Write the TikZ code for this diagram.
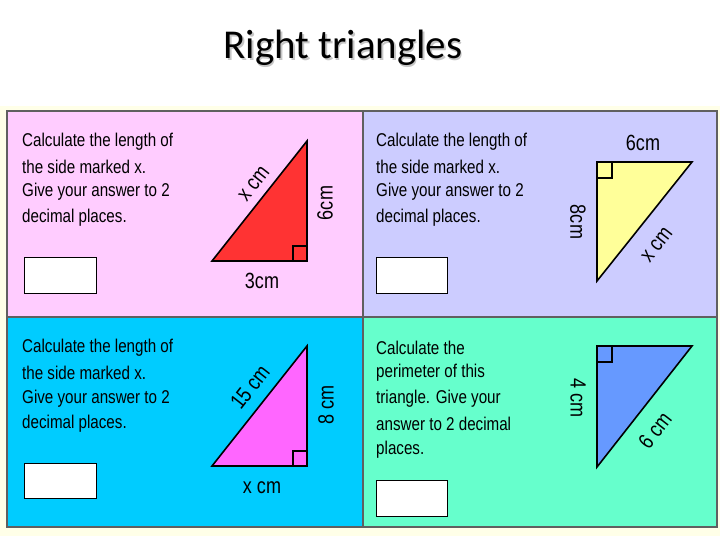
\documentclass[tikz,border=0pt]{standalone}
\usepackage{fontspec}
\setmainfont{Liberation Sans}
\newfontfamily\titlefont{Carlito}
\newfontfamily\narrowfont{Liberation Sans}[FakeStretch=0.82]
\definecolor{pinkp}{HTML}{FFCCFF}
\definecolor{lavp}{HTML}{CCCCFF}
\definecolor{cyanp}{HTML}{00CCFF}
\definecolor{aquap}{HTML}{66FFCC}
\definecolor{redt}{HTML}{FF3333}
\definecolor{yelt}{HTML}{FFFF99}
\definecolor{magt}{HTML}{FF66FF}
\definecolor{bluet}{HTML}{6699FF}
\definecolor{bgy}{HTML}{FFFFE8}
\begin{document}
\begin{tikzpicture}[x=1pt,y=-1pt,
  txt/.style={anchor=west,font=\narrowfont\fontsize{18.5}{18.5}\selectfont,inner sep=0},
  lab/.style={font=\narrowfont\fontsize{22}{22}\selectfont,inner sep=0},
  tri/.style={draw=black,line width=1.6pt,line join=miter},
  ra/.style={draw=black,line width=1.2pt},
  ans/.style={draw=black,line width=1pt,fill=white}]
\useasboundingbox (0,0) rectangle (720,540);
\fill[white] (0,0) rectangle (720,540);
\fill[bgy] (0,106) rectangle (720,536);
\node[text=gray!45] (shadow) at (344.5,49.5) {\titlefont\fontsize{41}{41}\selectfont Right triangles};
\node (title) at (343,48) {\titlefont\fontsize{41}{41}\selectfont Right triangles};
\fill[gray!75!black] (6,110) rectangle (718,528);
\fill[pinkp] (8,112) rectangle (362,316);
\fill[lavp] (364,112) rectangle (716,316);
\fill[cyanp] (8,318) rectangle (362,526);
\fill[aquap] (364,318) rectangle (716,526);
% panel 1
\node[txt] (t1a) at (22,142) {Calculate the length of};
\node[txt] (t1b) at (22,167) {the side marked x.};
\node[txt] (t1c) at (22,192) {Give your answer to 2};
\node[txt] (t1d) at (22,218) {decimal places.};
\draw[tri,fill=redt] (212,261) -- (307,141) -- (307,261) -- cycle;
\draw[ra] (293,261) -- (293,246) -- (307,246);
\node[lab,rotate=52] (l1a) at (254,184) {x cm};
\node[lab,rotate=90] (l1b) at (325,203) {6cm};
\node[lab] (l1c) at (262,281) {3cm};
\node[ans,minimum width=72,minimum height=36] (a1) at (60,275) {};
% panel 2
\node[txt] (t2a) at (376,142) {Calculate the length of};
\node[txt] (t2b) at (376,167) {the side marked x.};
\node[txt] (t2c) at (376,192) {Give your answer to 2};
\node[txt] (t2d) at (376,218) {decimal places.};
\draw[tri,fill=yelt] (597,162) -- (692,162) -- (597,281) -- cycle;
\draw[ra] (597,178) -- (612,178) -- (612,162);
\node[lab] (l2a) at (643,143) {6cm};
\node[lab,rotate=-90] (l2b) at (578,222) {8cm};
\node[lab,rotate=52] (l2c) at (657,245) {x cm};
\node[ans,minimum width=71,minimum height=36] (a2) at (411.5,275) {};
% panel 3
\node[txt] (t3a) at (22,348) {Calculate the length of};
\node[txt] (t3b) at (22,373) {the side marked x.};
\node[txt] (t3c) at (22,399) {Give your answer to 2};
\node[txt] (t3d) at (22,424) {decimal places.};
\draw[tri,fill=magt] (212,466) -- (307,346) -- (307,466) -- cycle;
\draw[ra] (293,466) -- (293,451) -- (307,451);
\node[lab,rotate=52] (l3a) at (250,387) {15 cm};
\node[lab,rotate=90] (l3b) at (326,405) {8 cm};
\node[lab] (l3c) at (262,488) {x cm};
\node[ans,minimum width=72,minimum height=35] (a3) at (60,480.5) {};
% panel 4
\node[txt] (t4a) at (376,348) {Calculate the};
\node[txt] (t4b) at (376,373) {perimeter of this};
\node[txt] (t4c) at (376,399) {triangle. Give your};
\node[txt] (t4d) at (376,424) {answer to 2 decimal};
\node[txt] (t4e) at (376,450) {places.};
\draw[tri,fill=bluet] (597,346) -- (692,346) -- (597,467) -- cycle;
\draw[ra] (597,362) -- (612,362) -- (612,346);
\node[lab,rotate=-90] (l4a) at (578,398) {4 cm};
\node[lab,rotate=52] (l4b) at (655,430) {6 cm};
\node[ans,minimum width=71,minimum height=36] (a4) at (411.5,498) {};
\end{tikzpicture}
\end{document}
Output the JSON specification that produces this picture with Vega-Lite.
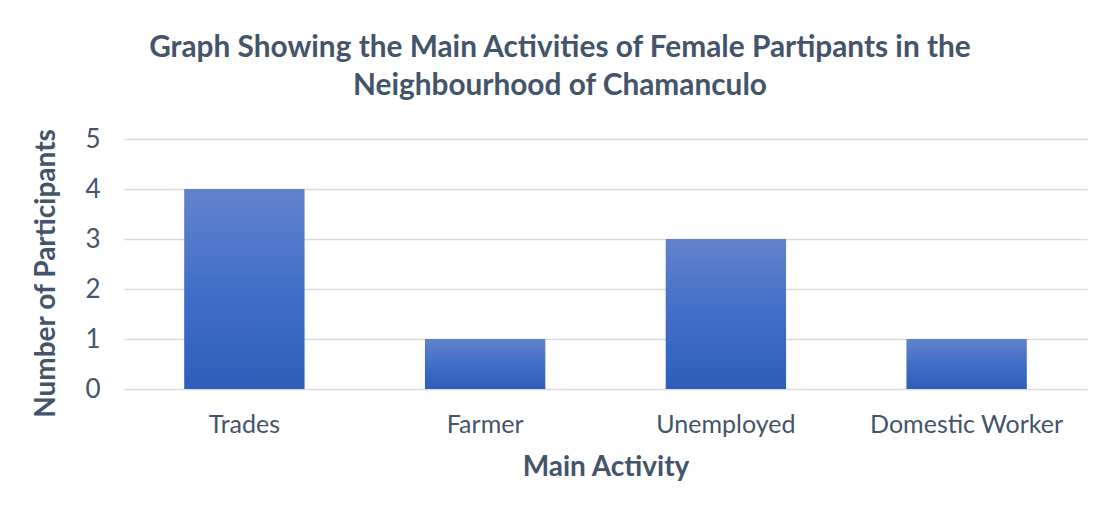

**Objective**
Copy all of the entries verbatim, leaving out any pictures they contain.

**Finished task**
Write the TikZ code for this diagram.
\documentclass[tikz,border=0pt]{standalone}
\usepackage{fontspec}
\setmainfont{Liberation Sans}
\newfontfamily\titlefont{Carlito}
\newfontfamily\narrowfont{Liberation Sans}[FakeStretch=0.82]
\definecolor{pinkp}{HTML}{FFCCFF}
\definecolor{lavp}{HTML}{CCCCFF}
\definecolor{cyanp}{HTML}{00CCFF}
\definecolor{aquap}{HTML}{66FFCC}
\definecolor{redt}{HTML}{FF3333}
\definecolor{yelt}{HTML}{FFFF99}
\definecolor{magt}{HTML}{FF66FF}
\definecolor{bluet}{HTML}{6699FF}
\definecolor{bgy}{HTML}{FFFFE8}
\begin{document}
\begin{tikzpicture}[x=1pt,y=-1pt,
  txt/.style={anchor=west,font=\narrowfont\fontsize{18.5}{18.5}\selectfont,inner sep=0},
  lab/.style={font=\narrowfont\fontsize{22}{22}\selectfont,inner sep=0},
  tri/.style={draw=black,line width=1.6pt,line join=miter},
  ra/.style={draw=black,line width=1.2pt},
  ans/.style={draw=black,line width=1pt,fill=white}]
\useasboundingbox (0,0) rectangle (720,540);
\fill[white] (0,0) rectangle (720,540);
\fill[bgy] (0,106) rectangle (720,536);
\node[text=gray!45] (shadow) at (344.5,49.5) {\titlefont\fontsize{41}{41}\selectfont Right triangles};
\node (title) at (343,48) {\titlefont\fontsize{41}{41}\selectfont Right triangles};
\fill[gray!75!black] (6,110) rectangle (718,528);
\fill[pinkp] (8,112) rectangle (362,316);
\fill[lavp] (364,112) rectangle (716,316);
\fill[cyanp] (8,318) rectangle (362,526);
\fill[aquap] (364,318) rectangle (716,526);
% panel 1
\node[txt] (t1a) at (22,142) {Calculate the length of};
\node[txt] (t1b) at (22,167) {the side marked x.};
\node[txt] (t1c) at (22,192) {Give your answer to 2};
\node[txt] (t1d) at (22,218) {decimal places.};
\draw[tri,fill=redt] (212,261) -- (307,141) -- (307,261) -- cycle;
\draw[ra] (293,261) -- (293,246) -- (307,246);
\node[lab,rotate=52] (l1a) at (254,184) {x cm};
\node[lab,rotate=90] (l1b) at (325,203) {6cm};
\node[lab] (l1c) at (262,281) {3cm};
\node[ans,minimum width=72,minimum height=36] (a1) at (60,275) {};
% panel 2
\node[txt] (t2a) at (376,142) {Calculate the length of};
\node[txt] (t2b) at (376,167) {the side marked x.};
\node[txt] (t2c) at (376,192) {Give your answer to 2};
\node[txt] (t2d) at (376,218) {decimal places.};
\draw[tri,fill=yelt] (597,162) -- (692,162) -- (597,281) -- cycle;
\draw[ra] (597,178) -- (612,178) -- (612,162);
\node[lab] (l2a) at (643,143) {6cm};
\node[lab,rotate=-90] (l2b) at (578,222) {8cm};
\node[lab,rotate=52] (l2c) at (657,245) {x cm};
\node[ans,minimum width=71,minimum height=36] (a2) at (411.5,275) {};
% panel 3
\node[txt] (t3a) at (22,348) {Calculate the length of};
\node[txt] (t3b) at (22,373) {the side marked x.};
\node[txt] (t3c) at (22,399) {Give your answer to 2};
\node[txt] (t3d) at (22,424) {decimal places.};
\draw[tri,fill=magt] (212,466) -- (307,346) -- (307,466) -- cycle;
\draw[ra] (293,466) -- (293,451) -- (307,451);
\node[lab,rotate=52] (l3a) at (250,387) {15 cm};
\node[lab,rotate=90] (l3b) at (326,405) {8 cm};
\node[lab] (l3c) at (262,488) {x cm};
\node[ans,minimum width=72,minimum height=35] (a3) at (60,480.5) {};
% panel 4
\node[txt] (t4a) at (376,348) {Calculate the};
\node[txt] (t4b) at (376,373) {perimeter of this};
\node[txt] (t4c) at (376,399) {triangle. Give your};
\node[txt] (t4d) at (376,424) {answer to 2 decimal};
\node[txt] (t4e) at (376,450) {places.};
\draw[tri,fill=bluet] (597,346) -- (692,346) -- (597,467) -- cycle;
\draw[ra] (597,362) -- (612,362) -- (612,346);
\node[lab,rotate=-90] (l4a) at (578,398) {4 cm};
\node[lab,rotate=52] (l4b) at (655,430) {6 cm};
\node[ans,minimum width=71,minimum height=36] (a4) at (411.5,498) {};
\end{tikzpicture}
\end{document}
Output the JSON specification that produces this picture with Vega-Lite.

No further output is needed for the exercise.